The idea of webcam medical visits is not a new one. Many doctors in remote locations have used virtual consults to help make diagnoses. In a recent bestselling book, Nantucket surgeon Dr Timothy Lepore writes about using electronic visits with specialists in Boston to help triage patients for medical evacuation to the mainland. In this particular application of virtual medicine, a specialist or colleague is used to provide a second opinion; the patient is still under the direct care of a physician who is present at the bedside. However, the virtual consult proves critical in the decision of whether or not the patient should be flown to Boston for more advanced care (at significant expense). I believe that webcam visits, when used in this context, can meet the goal of significantly decreasing unnecessary expense while at the same time improving care and impacting outcome. Moreover, specialists are able to support general surgeons, family physicians and internists in underserved areas on a routine basis. Rather than waiting for a cardiologist to show up to see patients in person once a month on the island, the cardiologist can see patients daily via virtual visits. Care becomes more efficient and remains centralized through the primary care provider.
In contrast there are other things about remote physician visits that are less than ideal. In my previous blogs, I have written about the critical nature of the doctor-patient relationship. It has been shown in many different studies that engagement of patients in their own healthcare clearly impacts outcomes. I worry that in routine visits with a virtual doctor that no real engagement can occur. Regardless of all the fancy bells and whistles now available to physicians, the practice of medicine remains a very personal and human relationship. Eye contact, gentle touch, non verbal cues and body language–all important in a human relationship–do not translate well to a virtual visit. Much of the art of medicine is found in the relationship between doctor and patient. In all fairness, there are ways that relationships can be built via virtual visits–regular webcam “appointments” with the same provider will go a long way to making the best of the lack of physical presence. Just as in a regular doctor visit, follow up is critical to success. From a diagnostic side, much information can be gleaned from the physical exam. In a virtual visit, observation is still possible but there is no way to place a stethoscope on the chest or to palpate the abdomen. Many of my mentors in medical school stated many times over my years of training that “80% of diagnosis in medicine is the history and physical exam”. This lack of a physical exam cannot be bridged or replaced without a physician at the bedside.
As in most areas of medicine, government regulation will be looking to play a major role in virtual medicine. Currently only 13 states recognize webcam visits as an actual physician encounter. In order for for a physician to legally prescribe a medicine, a well documented visit must occur. For virtual doctor visits to be a viable option, legislation must address these types of visits. In addition, medicare and other third party payors must be given guidelines and codes (yes, more codes) in order for billing and reimbursement to occur. For physicians, particularly in this time of declining reimbursements, adequate compensation for time spent in virtual office visits and consultations must be quantified, defined and approved by both insurance companies and government agencies alike.

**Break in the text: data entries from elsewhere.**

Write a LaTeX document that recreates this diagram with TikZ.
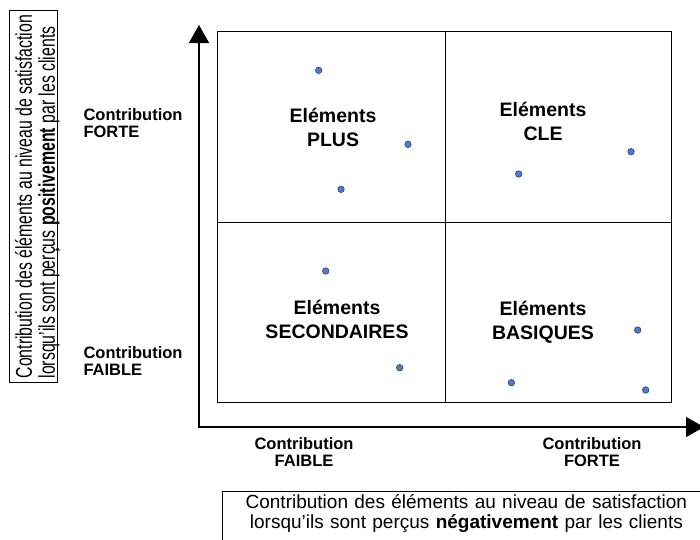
\documentclass[tikz,border=0pt]{standalone}
\usepackage{fontspec}
\setmainfont{Liberation Sans}
\usepackage{graphicx}
\usepackage{xcolor}
\usetikzlibrary{arrows.meta}
\definecolor{dotblue}{RGB}{72,122,228}
\newcommand{\axisarrows}{{Triangle[length=18pt,width=20pt]}-{Triangle[length=18pt,width=20pt]}}

\begin{document}
\begin{tikzpicture}[x=1pt,y=-1pt,
	quadlbl/.style={font=\fontsize{19.5}{24}\selectfont\bfseries, align=center},
	contrib/.style={font=\fontsize{16.5}{17.7}\selectfont\bfseries},
	elem/.style={circle, draw=black!75, fill=dotblue, line width=0.6pt, inner sep=0pt, minimum size=6.5pt},
	legend/.style={draw, line width=0.8pt, font=\fontsize{19}{20}\selectfont}]
	\useasboundingbox (0,0) rectangle (700,539);
	\coordinate (ytop) at (199,25);
	\coordinate (o) at (199,427);
	\coordinate (xend) at (704,427);
	\draw[line width=1.3pt, \axisarrows] (ytop) -- (o) -- (xend);
	\draw[line width=0.9pt] (217,31) rectangle (671,402);
	\draw[line width=0.9pt] (445,31) -- (445,402);
	\draw[line width=0.9pt] (217,222) -- (671,222);
	\node[quadlbl] (plus) at (333,127) {Eléments\\PLUS};
	\node[quadlbl] (cle) at (543,121.5) {Eléments\\CLE};
	\node[quadlbl] (second) at (337,319.5) {Eléments\\SECONDAIRES};
	\node[quadlbl] (basic) at (543,322) {Eléments\\BASIQUES};
	\foreach \px/\py [count=\i] in {318.7/70.3, 408/144.3, 341/189.3, 518.7/174, 631/151.7,
		325.7/271, 399.7/367.7, 637.7/330, 511.3/382.7, 645.7/390}
		\node[elem] (e\i) at (\px,\py) {};
	\node[contrib, align=left, anchor=west] (yhigh) at (80,123) {Contribution\\FORTE};
	\node[contrib, align=left, anchor=west] (ylow) at (80,361) {Contribution\\FAIBLE};
	\node[contrib, align=center] (xlow) at (304,452) {Contribution\\FAIBLE};
	\node[contrib, align=center] (xhigh) at (592,452) {Contribution\\FORTE};
	\node[legend, font=\fontsize{19}{18.5}\selectfont, rotate=90, inner sep=0pt, minimum width=372, minimum height=48] (ylegend) at (33.3,196.7)
		{\raisebox{-5pt}[\height][\depth]{\scalebox{0.835}[1.2]{\begin{tabular}{@{}l@{}}Contribution des éléments au niveau de satisfaction\\lorsqu'ils sont perçus \textbf{positivement} par les clients\end{tabular}}}};
	\node[legend, anchor=north west, text width=480.7, align=center, text depth=34pt] (xlegend) at (222.3,491)
		{Contribution des éléments au niveau de satisfaction\\lorsqu'ils sont perçus \textbf{négativement} par les clients};
\end{tikzpicture}
\end{document}
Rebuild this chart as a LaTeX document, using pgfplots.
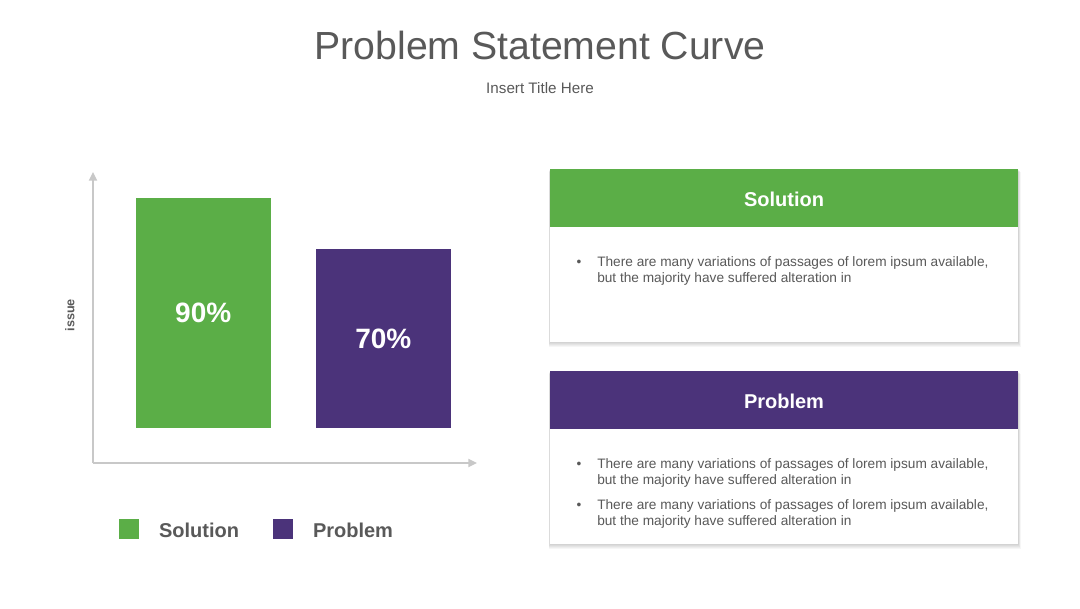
\documentclass[border=0pt]{standalone}
\usepackage{fontspec}
\setmainfont{Liberation Sans}
\usepackage{pgfplots}
\pgfplotsset{compat=1.18}
\usetikzlibrary{arrows.meta}
\definecolor{solgreen}{HTML}{5BAE47}
\definecolor{probpurple}{HTML}{4B337A}
\definecolor{axisgray}{HTML}{C8C8C8}
\definecolor{textgray}{HTML}{595959}
\begin{document}
\begin{tikzpicture}
\begin{scope}[shift={(0pt,456pt)}, x=0.75pt, y=-0.75pt]
\fill[white] (0,0) rectangle (1080,608);
\node[anchor=base, text=textgray, font=\fontsize{29.4}{34}\selectfont, inner sep=0pt] at (540,60) {Problem Statement Curve};
\node[anchor=base, text=textgray, font=\fontsize{11.4}{13}\selectfont, inner sep=0pt] at (540,94) {Insert Title Here};
% soft shadows
\foreach \i in {1,...,5} {
  \fill[black, opacity=0.035] (550-0.3*\i,169+0.6*\i) rectangle (1018+0.6*\i,342+0.9*\i);
  \fill[black, opacity=0.035] (550-0.3*\i,371+0.6*\i) rectangle (1018+0.6*\i,544+0.9*\i);
}
% Solution card
\fill[white] (550,169) rectangle (1018,342);
\fill[solgreen] (550,169) rectangle (1018,227);
\node[anchor=base, text=white, font=\bfseries\fontsize{15}{18}\selectfont, inner sep=0pt] at (784,206) {Solution};
\begin{scope}[every node/.style={text=textgray, font=\fontsize{10.25}{12}\selectfont, inner sep=0pt}]
\node[anchor=base] at (579,266) {•};
\node[anchor=base west] at (597,266) {There are many variations of passages of lorem ipsum available,};
\node[anchor=base west] at (597,282) {but the majority have suffered alteration in};
\end{scope}
% Problem card
\fill[white] (550,371) rectangle (1018,544);
\fill[probpurple] (550,371) rectangle (1018,429);
\node[anchor=base, text=white, font=\bfseries\fontsize{15}{18}\selectfont, inner sep=0pt] at (784,408) {Problem};
\begin{scope}[every node/.style={text=textgray, font=\fontsize{10.25}{12}\selectfont, inner sep=0pt}]
\node[anchor=base] at (579,468) {•};
\node[anchor=base west] at (597,468) {There are many variations of passages of lorem ipsum available,};
\node[anchor=base west] at (597,484) {but the majority have suffered alteration in};
\node[anchor=base] at (579,509) {•};
\node[anchor=base west] at (597,509) {There are many variations of passages of lorem ipsum available,};
\node[anchor=base west] at (597,525) {but the majority have suffered alteration in};
\end{scope}
\end{scope}
\begin{axis}[
  at={(69.75pt,108.75pt)}, anchor=south west,
  scale only axis, width=288pt, height=218.25pt,
  xmin=0.388, xmax=2.52, ymin=-13.7, ymax=100.17,
  axis lines=left,
  axis line style={draw=axisgray, line width=1.5pt, -{Triangle[length=6.5pt,width=6pt]}},
  xtick=\empty, ytick=\empty,
  /pgf/number format/assume math mode=true,
  ylabel={issue},
  ylabel style={at={(axis description cs:-0.06,0.508)}, anchor=center, font=\bfseries\fontsize{9.5}{11}\selectfont, text=textgray},
  legend style={at={(axis description cs:0.428,-0.232)}, anchor=center, draw=none, fill=none,
    font=\bfseries\fontsize{15}{18}\selectfont, text=textgray, legend columns=2,
    /tikz/every odd column/.append style={column sep=13pt},
    /tikz/every even column/.append style={column sep=23.5pt}},
  legend cell align=left,
  clip=false,
]
\addplot[ybar, bar width=101.25pt, fill=solgreen, draw=none,
  legend image code/.code={\fill[solgreen] (0pt,-5.5pt) rectangle (15pt,9.5pt);},
  nodes near coords={\pgfmathprintnumber{\pgfplotspointmeta}\%},
  visualization depends on={y \as \rawy},
  every node near coord/.append style={anchor=center, text=white, font=\bfseries\fontsize{21}{25}\selectfont, shift={(axis direction cs:0,-\rawy/2)}}]
  coordinates {(1,90)};
\addlegendentry{Solution}
\addplot[ybar, bar width=101.25pt, fill=probpurple, draw=none,
  legend image code/.code={\fill[probpurple] (0pt,-5.5pt) rectangle (15pt,9.5pt);},
  nodes near coords={\pgfmathprintnumber{\pgfplotspointmeta}\%},
  visualization depends on={y \as \rawy},
  every node near coord/.append style={anchor=center, text=white, font=\bfseries\fontsize{21}{25}\selectfont, shift={(axis direction cs:0,-\rawy/2)}}]
  coordinates {(2,70)};
\addlegendentry{Problem}
\end{axis}
\end{tikzpicture}
\end{document}
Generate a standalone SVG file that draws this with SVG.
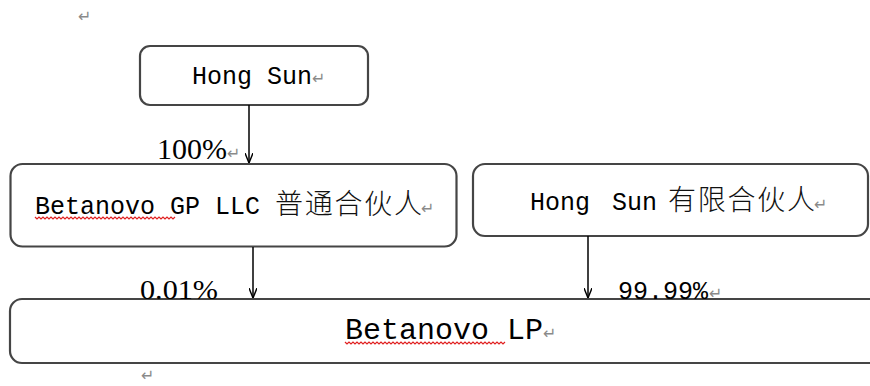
<svg xmlns="http://www.w3.org/2000/svg" width="870" height="386" viewBox="0 0 870 386">
  <defs>
    <marker id="arr" viewBox="0 0 10 8" refX="10" refY="4" markerWidth="10" markerHeight="8" markerUnits="userSpaceOnUse" orient="auto">
      <path d="M0,0 L10,4 L0,8" fill="none" stroke="#000" stroke-width="1.4"/>
    </marker>
  </defs>
  <style>
    .box { fill: #fff; stroke: #454545; stroke-width: 2.2; }
    .mono { font-family: "Liberation Mono", "DejaVu Sans Mono", monospace; fill: #000; }
    .serif { font-family: "Liberation Serif", "DejaVu Serif", serif; fill: #000; }
    .cjk { font-family: "Noto Sans CJK SC", "Noto Sans CJK TC", sans-serif; fill: #111; font-weight: 300; }
    .ret { font-family: "DejaVu Sans", sans-serif; fill: #8a8a8a; font-size: 16px; }
    .wave { fill: none; stroke: #e02020; stroke-width: 1.2; }
    .conn { stroke: #000; stroke-width: 1.5; fill: none; }
  </style>
  <rect width="870" height="386" fill="#fff"/>

  <text class="ret" x="78" y="22">↵</text>

  <g id="node-hongsun">
    <rect class="box" x="140" y="46" width="228" height="59" rx="10"/>
    <text class="mono" x="192" y="84" font-size="25">Hong Sun</text>
    <text class="ret" x="312" y="84">↵</text>
  </g>

  <g id="node-gp">
    <rect class="box" x="10.5" y="164" width="446" height="82.5" rx="12"/>
    <text class="mono" x="35" y="214" font-size="25">Betanovo GP LLC</text>
    <text class="cjk" x="275" y="214" font-size="28" textLength="147" lengthAdjust="spacing">普通合伙人</text>
    <text class="ret" x="421" y="214">↵</text>
    <path class="wave" d="M35,217 l2,2 l2,-2 l2,2 l2,-2 l2,2 l2,-2 l2,2 l2,-2 l2,2 l2,-2 l2,2 l2,-2 l2,2 l2,-2 l2,2 l2,-2 l2,2 l2,-2 l2,2 l2,-2 l2,2 l2,-2 l2,2 l2,-2 l2,2 l2,-2 l2,2 l2,-2 l2,2 l2,-2 l2,2 l2,-2 l2,2 l2,-2 l2,2 l2,-2 l2,2 l2,-2 l2,2 l2,-2 l2,2 l2,-2 l2,2 l2,-2 l2,2 l2,-2 l2,2 l2,-2 l2,2 l2,-2 l2,2 l2,-2 l2,2 l2,-2 l2,2 l2,-2 l2,2 l2,-2 l2,2 l2,-2 l2,2 l2,-2 l2,2 l2,-2 l2,2 l2,-2 l2,2 l2,-2 l2,2 l2,-2"/>
  </g>

  <g id="node-hongsun-lp">
    <rect class="box" x="473" y="164" width="395" height="72" rx="12"/>
    <text class="mono" x="530" y="210" font-size="25">Hong</text>
    <text class="mono" x="612" y="210" font-size="25">Sun</text>
    <text class="cjk" x="668" y="210" font-size="28" textLength="147" lengthAdjust="spacing">有限合伙人</text>
    <text class="ret" x="814" y="210">↵</text>
  </g>

  <g id="node-lp">
    <rect class="box" x="10" y="299" width="880" height="64" rx="12"/>
    <text class="mono" x="345" y="339" font-size="30" textLength="198" lengthAdjust="spacing">Betanovo LP</text>
    <text class="ret" x="543" y="339">↵</text>
    <path class="wave" d="M345,342 l2,2 l2,-2 l2,2 l2,-2 l2,2 l2,-2 l2,2 l2,-2 l2,2 l2,-2 l2,2 l2,-2 l2,2 l2,-2 l2,2 l2,-2 l2,2 l2,-2 l2,2 l2,-2 l2,2 l2,-2 l2,2 l2,-2 l2,2 l2,-2 l2,2 l2,-2 l2,2 l2,-2 l2,2 l2,-2 l2,2 l2,-2 l2,2 l2,-2 l2,2 l2,-2 l2,2 l2,-2 l2,2 l2,-2 l2,2 l2,-2 l2,2 l2,-2 l2,2 l2,-2 l2,2 l2,-2 l2,2 l2,-2 l2,2 l2,-2 l2,2 l2,-2 l2,2 l2,-2 l2,2 l2,-2 l2,2 l2,-2 l2,2 l2,-2 l2,2 l2,-2 l2,2 l2,-2 l2,2 l2,-2 l2,2 l2,-2 l2,2 l2,-2 l2,2 l2,-2 l2,2 l2,-2 l2,2 l2,-2"/>
  </g>

  <g id="connectors">
    <line class="conn" x1="249" y1="105" x2="249" y2="163" marker-end="url(#arr)"/>
    <line class="conn" x1="253" y1="247" x2="253" y2="298" marker-end="url(#arr)"/>
    <line class="conn" x1="588" y1="236" x2="588" y2="298" marker-end="url(#arr)"/>
    <text class="serif" x="157" y="159" font-size="29" textLength="70" lengthAdjust="spacingAndGlyphs">100%</text>
    <text class="ret" x="227" y="159">↵</text>
    <text class="serif" x="140" y="299" font-size="28" textLength="78" lengthAdjust="spacingAndGlyphs">0.01%</text>
    <text class="mono" x="618" y="299" font-size="25">99.99%</text>
    <text class="ret" x="709" y="299">↵</text>
  </g>

  <text class="ret" x="141" y="381">↵</text>
</svg>
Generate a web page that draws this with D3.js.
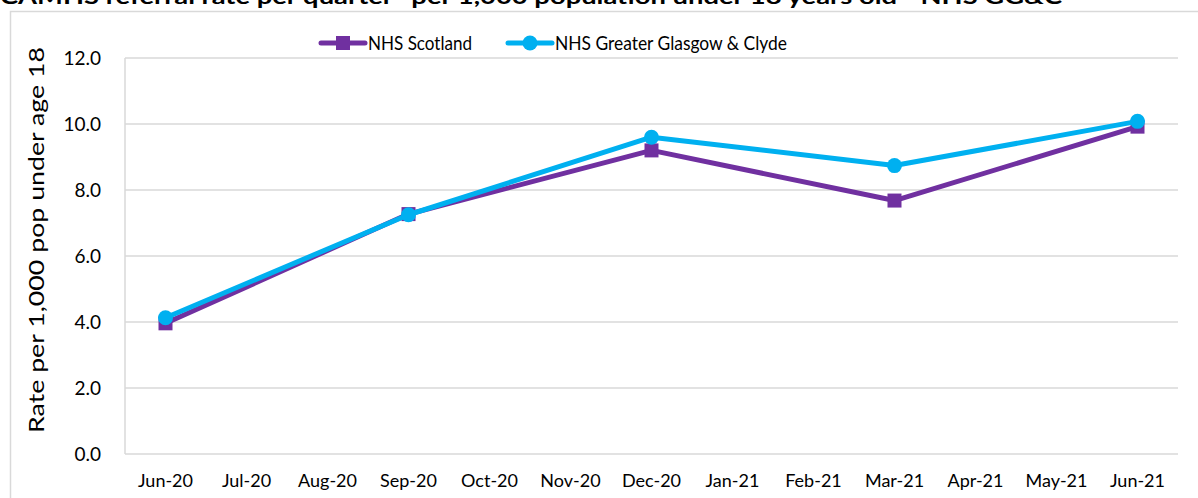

Lastly, we must deal proactively with the inevitable litigation that will come with webcam or virtual physician encounters. I am certain that the trial lawyers out there are already looking into ways in which virtual physicians can be sued. In order to have any opportunity to curtail healthcare costs and implement remote medicine, we must continue to push for tort reform and limit the activities of litigation-happy attorneys. That topic, however, is much too big to address here–it will require its own blog entry altogether.
Ultimately, I believe that virtual medicine and webcam consultations will be an important part of medicine in the future. However, there are many challenges that must be faced as we implement these new technologies. Most importantly, we must preserve the art of medicine and continue to provide excellent patient care. Physicians, insurance companies, government agencies (and even trial lawyers) must work together to make these new innovations both possible and cost effective.